I knew that it would happen...sleep deprivation. It just comes along with this stage but I think secretly as parents we all hope that we'll have the miracle baby that sleeps 12 hours at 5 weeks. I've had that secret dream with two now and it has yet to come true. I can't complain too much because Campbell does sleep better than his older brother at this stage but it doesn't seem to matter because I still feel like a zombie.
At one of my baby showers, one wise woman told me that when you're up in the middle of the night you feel like you're the only person in the world up at that hour and everyone else is asleep. So when you feel that way, think of all the women in the world up at that same hour doing the same thing with their babies. My best friend, Angi, just had twins 11 days before me (twins! can you imagine? she's superwoman!) and I find myself wondering if she's up feeding her babies at the same time as me. I called Angi and left her a voicemail this morning after Campbell decided that sleeping was overrated. She calls me back and says, "I know you're sleep deprived when you say, 'Hey Angi, it's Andrea. Give me a chance when you have a call.'"

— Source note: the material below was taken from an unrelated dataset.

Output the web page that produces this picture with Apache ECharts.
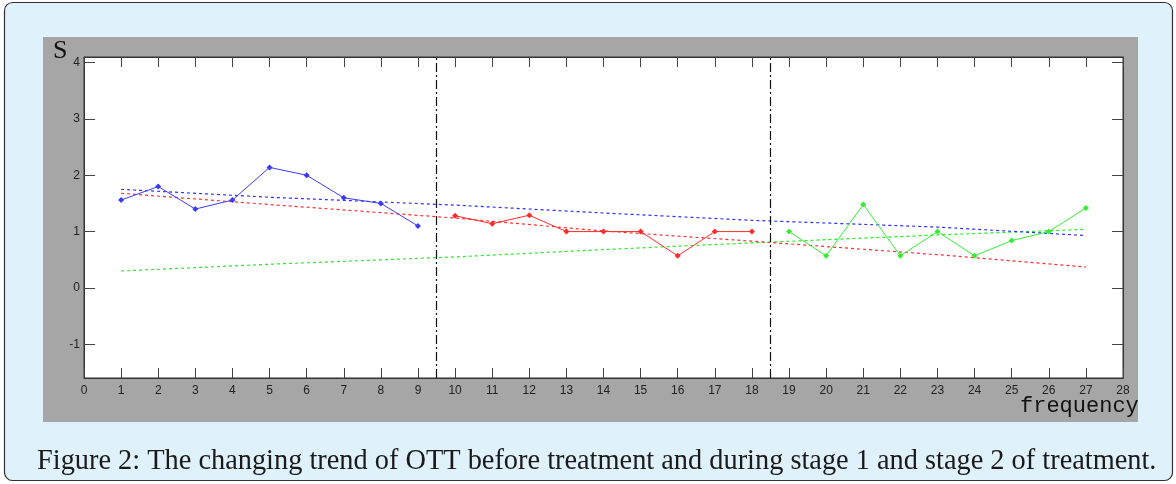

I go back to work next week just for one week and then I'll have another 6 weeks off work (Praise God!). I can't imagine having to go back right now for good. It should be against the law to make new mothers go back right now with such little sleep - especially teaching! I'm just thinking of the children you know! :) I think I really might fall asleep in the middle of a lesson if I were to go back now. So I just dream right now of the night when I frantically wake up in the morning and realize that Campbell never woke up during the night. Until then, I'll just have to daydream about it.
I'm glad that at least one of us is getting sleep!